China’s Finance Minister Liu Kun has highlighted the country’s fiscal revenue growth prospects for the year ahead, pointing to an expected improvement in the economy as a key driver. Speaking at a news conference in Beijing on Wednesday, the minister emphasized that the foundation for economic recovery is not yet solid, and thus uncertainties for fiscal revenue still remain.
However, Liu also noted that the refund of newly added value-added tax (VAT) credits in large scale last year had brought fiscal revenue to a relative low level, which makes revenue growth this year more likely. This, coupled with the rebounding economy, lays a good foundation for the growth of fiscal revenue.

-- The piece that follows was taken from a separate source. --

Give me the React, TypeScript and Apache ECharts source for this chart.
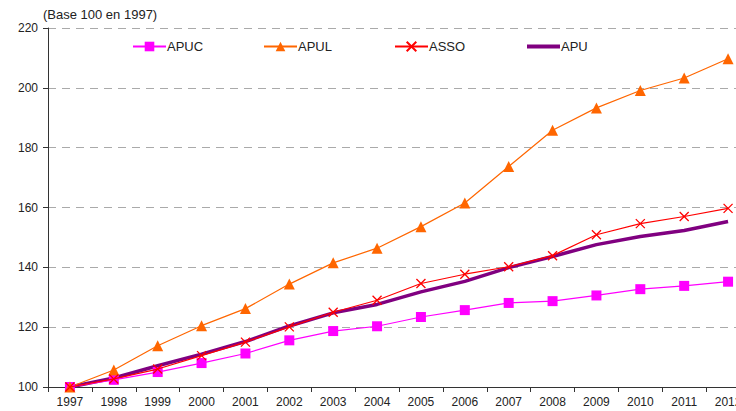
import React, { useEffect, useRef } from "react";
import * as echarts from "echarts";

const years = ["1997","1998","1999","2000","2001","2002","2003","2004","2005","2006","2007","2008","2009","2010","2011","2012"];
const apuc = [100, 102.4, 105.0, 108.0, 111.2, 115.6, 118.7, 120.3, 123.4, 125.7, 128.1, 128.7, 130.6, 132.7, 133.8, 135.2];
const apul = [100, 105.7, 113.8, 120.5, 126.2, 134.4, 141.5, 146.4, 153.6, 161.5, 173.7, 185.8, 193.3, 199.1, 203.3, 209.7];
const asso = [100, 102.7, 106.0, 110.5, 115.0, 120.1, 125.0, 129.0, 134.6, 137.7, 140.2, 143.9, 150.9, 154.6, 157.0, 159.7];
const apu = [100, 103.0, 107.1, 111.0, 115.2, 120.4, 124.8, 127.6, 131.8, 135.3, 139.9, 143.6, 147.6, 150.3, 152.3, 155.3];
const yTicks = [100, 120, 140, 160, 180, 200, 220];

const FONT = "Liberation Sans, Arial, sans-serif";

export default function App() {
  const ref = useRef<HTMLDivElement>(null);
  useEffect(() => {
    const chart = echarts.init(ref.current!, null, { renderer: "svg" });
    const legendBase = {
      top: 40,
      itemWidth: 33,
      itemHeight: 12,
      itemGap: 0,
      textStyle: { fontFamily: FONT, fontSize: 13, color: "#222", padding: [0, 0, 0, -4] },
      padding: 0,
    };
    chart.setOption({
      animation: false,
      backgroundColor: "#fff",
      textStyle: { fontFamily: FONT },
      title: {
        text: "(Base 100 en 1997)",
        left: 43,
        top: 8,
        padding: 0,
        textStyle: { fontFamily: FONT, fontSize: 13, fontWeight: "normal", color: "#222" },
      },
      legend: [
        { ...legendBase, left: 132, data: ["APUC"] },
        { ...legendBase, left: 263, data: ["APUL"] },
        { ...legendBase, left: 394, data: ["ASSO"] },
        {
          ...legendBase,
          left: 527,
          top: 40,
          itemHeight: 4,
          data: [{ name: "APU", icon: "rect" }],
        },
      ],
      grid: { left: 48, top: 28, bottom: 24, right: 0, containLabel: false },
      xAxis: {
        type: "category",
        data: years,
        boundaryGap: true,
        axisLine: { lineStyle: { color: "#333", width: 1 } },
        axisTick: { show: true, length: 5, lineStyle: { color: "#333" } },
        axisLabel: { fontFamily: FONT, fontSize: 12, color: "#222", margin: 9 },
      },
      yAxis: {
        type: "value",
        min: yTicks[0],
        max: yTicks[yTicks.length - 1],
        interval: 20,
        axisLine: { show: true, lineStyle: { color: "#333", width: 1 } },
        axisTick: { show: true, length: 5, lineStyle: { color: "#333" } },
        axisLabel: { fontFamily: FONT, fontSize: 12, color: "#222", margin: 10 },
        splitLine: { show: true, lineStyle: { color: "#aaa", type: [8, 6], width: 1 } },
      },
      series: [
        {
          name: "APUC",
          type: "line",
          data: apuc,
          symbol: "rect",
          symbolSize: 10,
          itemStyle: { color: "#ff00ff" },
          lineStyle: { color: "#ff00ff", width: 1.2 },
          z: 3,
        },
        {
          name: "APUL",
          type: "line",
          data: apul,
          symbol: "triangle",
          symbolSize: 11,
          itemStyle: { color: "#ff6600" },
          lineStyle: { color: "#ff6600", width: 1.2 },
          z: 3,
        },
        {
          name: "APU",
          type: "line",
          data: apu,
          symbol: "none",
          itemStyle: { color: "#800080" },
          lineStyle: { color: "#800080", width: 3.5 },
          z: 2,
        },
        {
          name: "ASSO",
          type: "line",
          data: asso,
          symbol: "path://M0,0L10,10M10,0L0,10",
          symbolSize: 9,
          itemStyle: { color: "rgba(0,0,0,0)", borderColor: "#ff0000", borderWidth: 1.3 },
          lineStyle: { color: "#ff0000", width: 1.2 },
          z: 4,
        },
      ],
    });
    return () => chart.dispose();
  }, []);
  return (
    <div style={{ position: "absolute", left: 0, top: 0, width: 736, height: 411, overflow: "hidden" }}>
      <div ref={ref} style={{ width: 750, height: 411 }} />
    </div>
  );
}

Liu acknowledged that last year saw a decline in land transfer fees, which is part of the government-managed funds budget, but he assured that the impact of this decline on local fiscal expenditure is manageable. He also explained that the decline in income from land transfer fees will lead to a decrease in expenditures in areas such as compensation for demolition and relocation, thus mitigating the negative impacts of an income decline.
All in all, Liu’s comments suggest that China is optimistic about its economic recovery and the prospects for fiscal revenue growth, despite uncertainties that remain. This bodes well for the country’s overall economic outlook and underscores the resilience of its economy amidst ongoing global challenges.